Una mente en forma, una vida emocionante
Capa es para mí un maestro de la vida. Hay muchos otros: el explorador Ernest Shackleton, el músico y escritor Boris Vian, el físico Stephen Hawking, el «superhéroe» Christopher Reeve… De algunos de ellos hablaré en este libro porque estos hombres y mujeres son buenos modelos que seguir. Para el psicólogo cognitivo, representan lo contrario a lo que combatimos, lo opuesto al malvivir.
Y es que el principal enemigo del psicólogo es lo que llamamos neuroticismo, es decir, el arte de amargarse la vida mediante la tortura mental.

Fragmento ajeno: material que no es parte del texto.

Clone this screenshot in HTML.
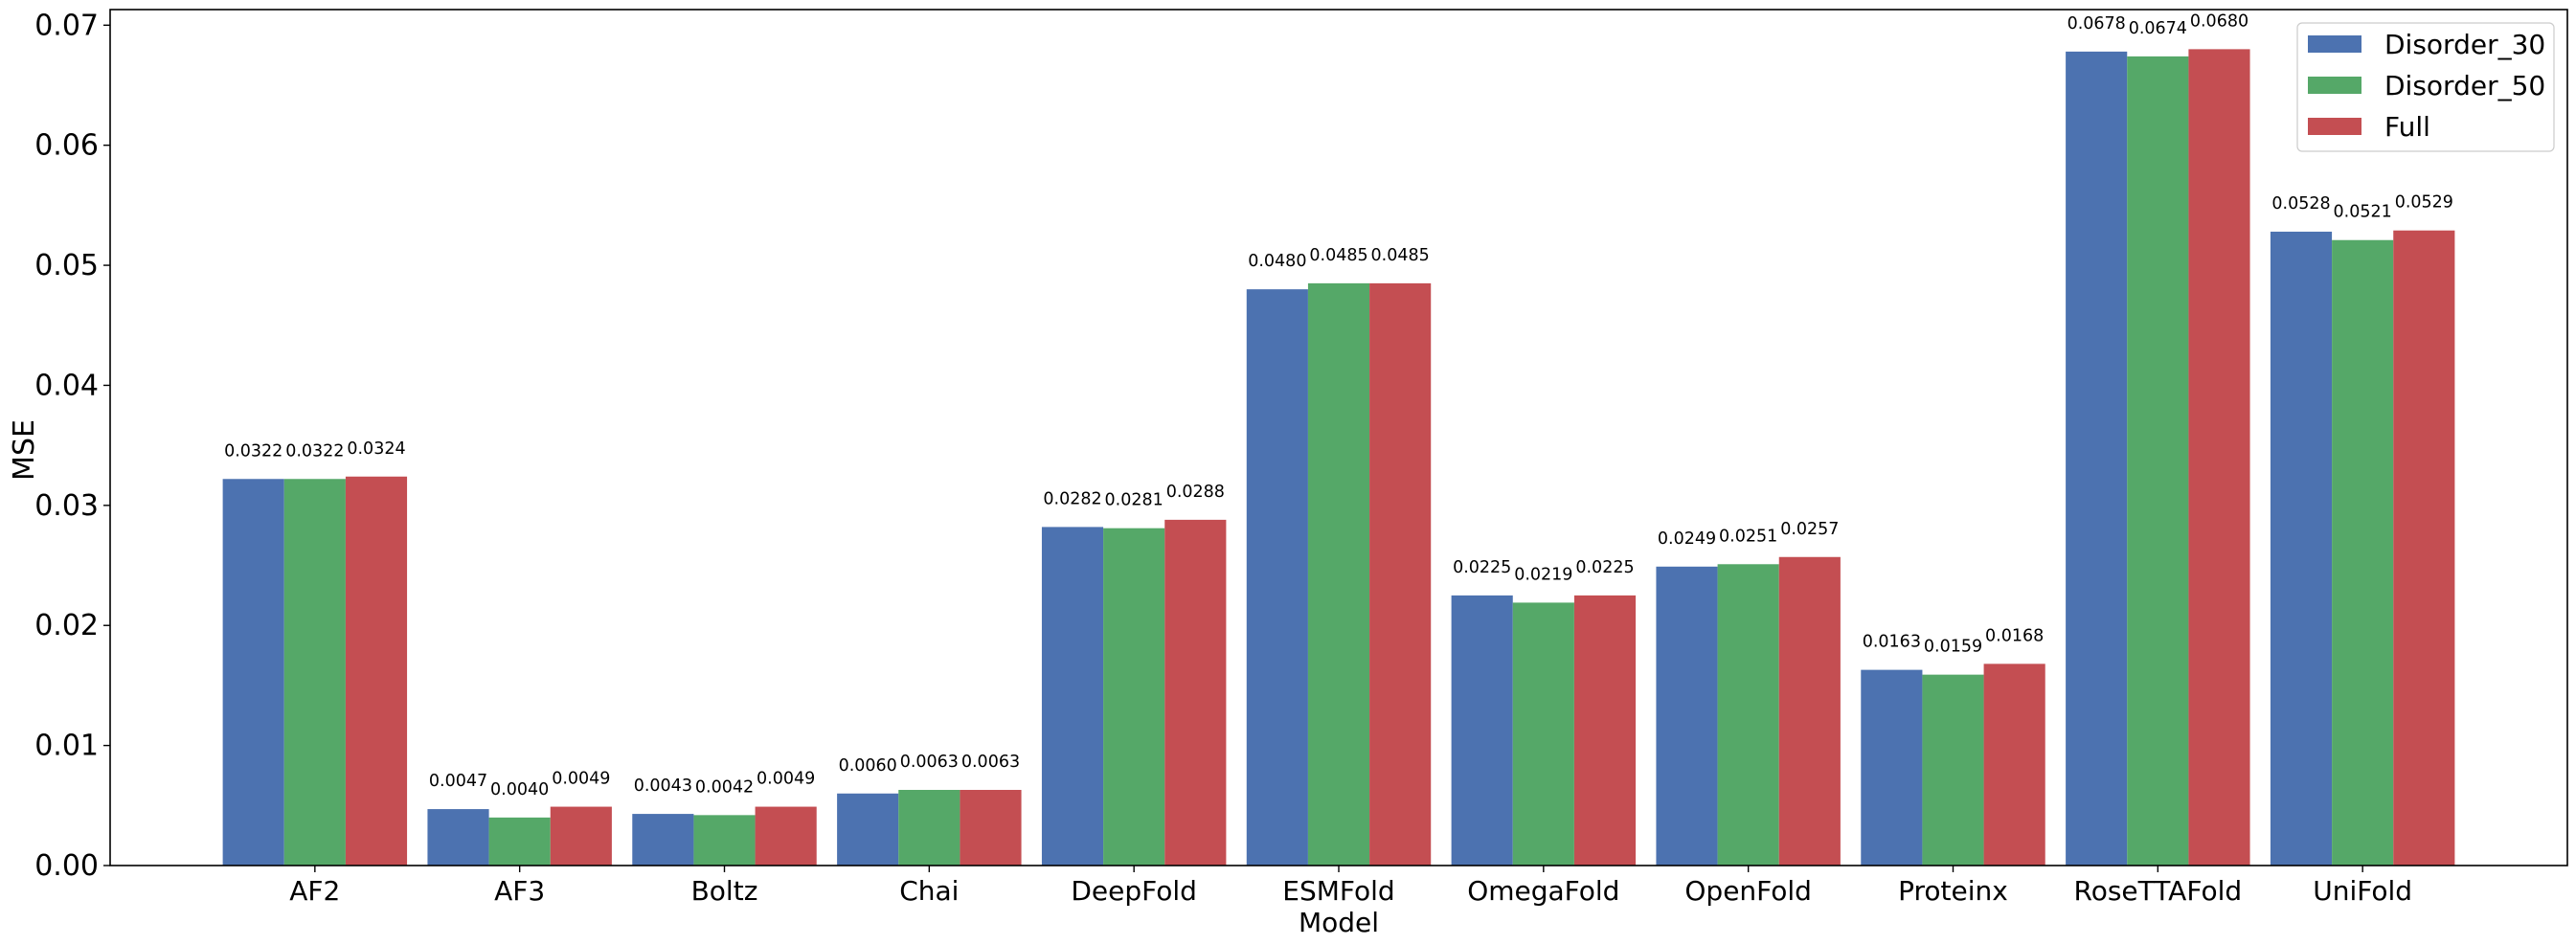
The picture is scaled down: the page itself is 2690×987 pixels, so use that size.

La depresión, la ansiedad y la obsesión son nuestros principales oponentes, y cuando nos dejamos atrapar por ellos, lo que perdemos es la facultad para vivir plenamente. La vida es para disfrutarla: amar, aprender, descubrir…, y eso sólo lo podremos hacer cuando hayamos superado la neurosis (o el miedo, su principal síntoma).
Uno de mis primeros pacientes, hace mucho tiempo ya, fue un hombre de 40 años, Raúl, que vino a visitarme porque sufría de ataques de pánico. Acudió a mi consulta en taxi acompañado por su madre. Raúl vivía atemorizado ante la idea de que, en cualquier momento, le podía dar un ataque de ansiedad. A causa de ese miedo apenas salía de casa. A los 20 años le habían dado la baja laboral permanente y, desde entonces, vivía recluido allí. ¡Veinte años encerrado por temor!
El mayor miedo de Raúl era sufrir un ataque de nervios en medio de la calle, lejos de casa o de un hospital donde le pudieran socorrer, pero últimamente también le daba pavor ver los informativos de televisión porque alguna vez le había entrado el pánico viendo escenas de guerra. Por ese motivo ya ni siquiera veía la tele. Es cierto que, últimamente, la programación no merece mucho la pena, pero ¡no poder verla por pánico es demasiado!